Abstract
Background. Nanoparticle-based radiation therapy using metal nanoparticles is an adjuvant therapy that makes tumor cells more sensitive to radiation. In this study, we have used plasmid to study the effect of radiation dose rate on the amount of radiation sensitization of bismuth oxide nanoparticles.
Methods. In this study, bismuth oxide nanoparticles coated with polyethylene glycol were used as megavoltage radiation sensitizers. In this research, we used DNA plasmid PCEP4-102 as a nanoscopic dosimetry probe to measure the radiation sensitization effect of metal nanoparticles in radiation therapy. Plasmid samples with and without coated nanoparticles were irradiated with 6 megavolt X-rays at dose rates of 50 MU/min and 833 MU/min.
Results. The dose enhancement factor for plasmid samples containing Bi2O3 nanoparticles irradiated with 6 megavolt X-rays was 1.33 ± 0.1. Increasing the dose rate from 50 MU/min to 833 MU/min did not cause any obvious change in the amount of plasmid damage in the plasmid samples without nanoparticles.
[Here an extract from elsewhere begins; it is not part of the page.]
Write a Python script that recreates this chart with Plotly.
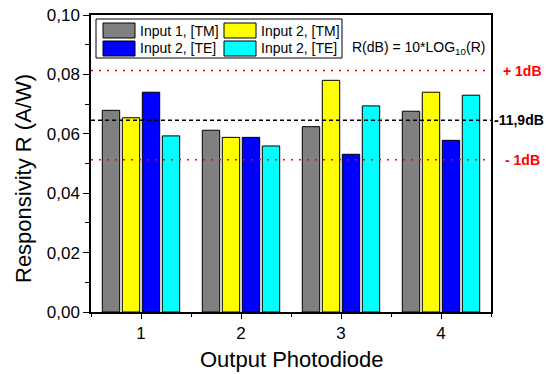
import plotly.graph_objects as go

categories = [1, 2, 3, 4]
series_names = ["Input 1, [TM]", "Input 2, [TM]", "Input 2, [TE]", "Input 2, [TE]"]
series_colors = ["#808080", "#FFFF00", "#0000FF", "#00FFFF"]
values_in1_tm = [0.0679, 0.0612, 0.0624, 0.0676]
values_in2_tm = [0.0654, 0.0588, 0.0780, 0.0740]
values_in2_te = [0.0740, 0.0588, 0.0531, 0.0578]
values_in2_te2 = [0.0593, 0.0559, 0.0694, 0.0730]
series_values = [values_in1_tm, values_in2_tm, values_in2_te, values_in2_te2]
y_tick_vals = [0.00, 0.02, 0.04, 0.06, 0.08, 0.10]
ref_db = -11.9
delta_db = 1.0

FONT = "Arial, Liberation Sans, sans-serif"
L, R, T, B = 91, 59, 15, 62
W, H = 550, 374
PW, PH = W - L - R, H - T - B

def px(x):
    return (x - L) / PW

def py(y):
    return (H - B - y) / PH

fig = go.Figure()
for name, col, vals in zip(series_names, series_colors, series_values):
    fig.add_trace(go.Bar(x=categories, y=vals, name=name,
                         marker=dict(color=col, line=dict(color="black", width=1)),
                         showlegend=False))

ref_val = 10 ** (ref_db / 10)
up_val = 10 ** ((ref_db + delta_db) / 10)
dn_val = 10 ** ((ref_db - delta_db) / 10)

shapes = []
annots = []
for v, c, d in [(up_val, "red", "2px,6px"), (ref_val, "black", "4px,3px"), (dn_val, "red", "2px,6px")]:
    shapes.append(dict(type="line", xref="paper", x0=0, x1=1, yref="y", y0=v, y1=v,
                       line=dict(color=c, width=1.5, dash=d), layer="above"))

annots.append(dict(xref="paper", yref="y", x=1, y=up_val, xanchor="left", xshift=10,
                   text="<b>+ 1dB</b>", showarrow=False, font=dict(family=FONT, size=14, color="red")))
annots.append(dict(xref="paper", yref="y", x=1, y=ref_val, xanchor="left", xshift=1,
                   text="<b>-11,9dB</b>", showarrow=False, font=dict(family=FONT, size=14, color="black")))
annots.append(dict(xref="paper", yref="y", x=1, y=dn_val, xanchor="left", xshift=12,
                   text="<b>- 1dB</b>", showarrow=False, font=dict(family=FONT, size=14, color="red")))

# manual legend
shapes.append(dict(type="rect", xref="paper", yref="paper", x0=px(96), x1=px(342), y0=py(58), y1=py(19),
                   line=dict(color="black", width=1), fillcolor="white", layer="above"))
leg_pos = [(103, 23), (224, 23), (103, 41), (224, 41)]
for (lx, ly), name, col in zip(leg_pos, series_names, series_colors):
    shapes.append(dict(type="rect", xref="paper", yref="paper", x0=px(lx), x1=px(lx + 32),
                       y0=py(ly + 15), y1=py(ly), line=dict(color="black", width=1),
                       fillcolor=col, layer="above"))
    annots.append(dict(xref="paper", yref="paper", x=px(lx + 35), y=py(ly + 7.5), xanchor="left",
                       yanchor="middle", text=name, showarrow=False,
                       font=dict(family=FONT, size=14, color="black")))

annots.append(dict(xref="paper", yref="paper", x=px(350), y=py(48), xanchor="left", yanchor="middle",
                   text="R(dB) = 10*LOG<sub>10</sub>(R)", showarrow=False,
                   font=dict(family=FONT, size=14, color="black")))
annots.append(dict(xref="paper", yref="paper", x=px(24), y=py(179), xanchor="center", yanchor="middle",
                   text="Responsivity R (A/W)", textangle=-90, showarrow=False,
                   font=dict(family=FONT, size=22, color="black")))
annots.append(dict(xref="paper", yref="paper", x=0.5, y=py(359), xanchor="center", yanchor="middle",
                   text="Output Photodiode", showarrow=False,
                   font=dict(family=FONT, size=22, color="black")))

fig.update_layout(
    width=W, height=H, margin=dict(l=L, r=R, t=T, b=B),
    paper_bgcolor="white", plot_bgcolor="white",
    separators=", ",
    barmode="group", bargap=0.2, bargroupgap=0.13,
    shapes=shapes, annotations=annots,
    font=dict(family=FONT, color="black"),
    xaxis=dict(range=[0.5, 4.5], tickvals=categories, ticktext=[str(c) for c in categories],
               ticks="outside", ticklen=5, tickcolor="black", showline=True, linecolor="black",
               linewidth=1.5, mirror=True, showgrid=False, zeroline=False, automargin=False,
               tickfont=dict(family=FONT, size=17),
               minor=dict(tick0=0.5, dtick=1, ticks="outside", ticklen=3, tickcolor="black")),
    yaxis=dict(range=[0, 0.10], tickvals=y_tick_vals, tickformat=".2f",
               ticks="outside", ticklen=6, tickcolor="black", showline=True, linecolor="black",
               linewidth=1.5, mirror=True, showgrid=False, zeroline=False, automargin=False,
               tickfont=dict(family=FONT, size=17),
               minor=dict(dtick=0.01, ticks="outside", ticklen=4, tickcolor="black")),
)

fig.write_html("out.html", config={"displayModeBar": False},
               post_script="document.body.style.margin='0';")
Considering the plasmid samples containing metal nanoparticles, the values of the dose enhancement factor for the samples exposed to 6MV X-ray irradiation at a dose rate of 833 MU/min were significantly increased compared to the samples irradiated with 6 MV X-rays at a dose rate of 50 MU/min.
Conclusion. This study confirms the efficiency of bismuth oxide nanoparticles in increasing the effectiveness of radiation therapy. In the presence of nanoparticles, increasing the dose rate can cause more damage to the plasmid by chemical and physicochemical enhancement in radiation therapy by megavolt photons.
Practical Implications. The results of this study confirm the radiosensitization potential of metallic nanoparticles and show that increasing the dose rate leads to an increase in the damaging effect of nanoparticle-aided radiation therapy.